No, you misunderstand.
The bank will have their own bitcoin wallet. When you deposit bitcoin with the bank, you transfer your coins through the normal bitcoin mechanism to the bank's bitcoin address.
The bank won't have an actual vault of bitcoins, their bitcoins will be stored on the distributed secure log like anyone else's bitcoins... but they will hold the private keys to their own wallet.
They will hold an account for you valued in bitcoins, but not actual bitcoins in the bitcoin log.
They will do this if they have to buy bitcoins themselves off of the exchanges... but they will offer incentives to you to store your bitcoins with them rather than in your own wallet, such as interest, security, having your employer pay them rather than you directly... stuff like that.
You can withdraw bitcoins to your own wallet if you want to spend them... they will transfer virtual bitcoins from your bank account, and the corresponding real bitcoins from their private wallet, to your private bitcoin address.
But from their own pool of bitcoins they can make loans that you will pay back in bitcoins with interest using fractional reserve lending methods.
Then the supply of virtual bitcoins can easily exceed the supply of real bitcoins, but their value will be almost exactly equal.

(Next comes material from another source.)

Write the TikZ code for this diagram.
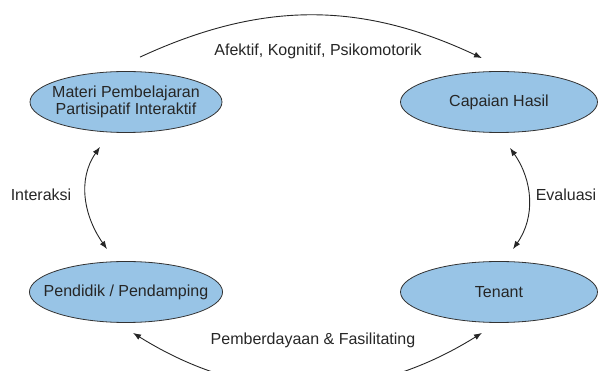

You think just because you can hold bitcoin yourself that there would be no use for banks... well, the same could be said about gold and currency too. You don't have to store your currency in a bank... but most people do... when bitcoin becomes mainstream don't expect the banks to just sit back and ignore it... there's bitcoins to be made for them too, just as they always have done with everything else.
The only difference is the government won't be able to print them new bitcoins if they run out. This was never possible when they held gold either. The technology changes, but the old methods will reamin.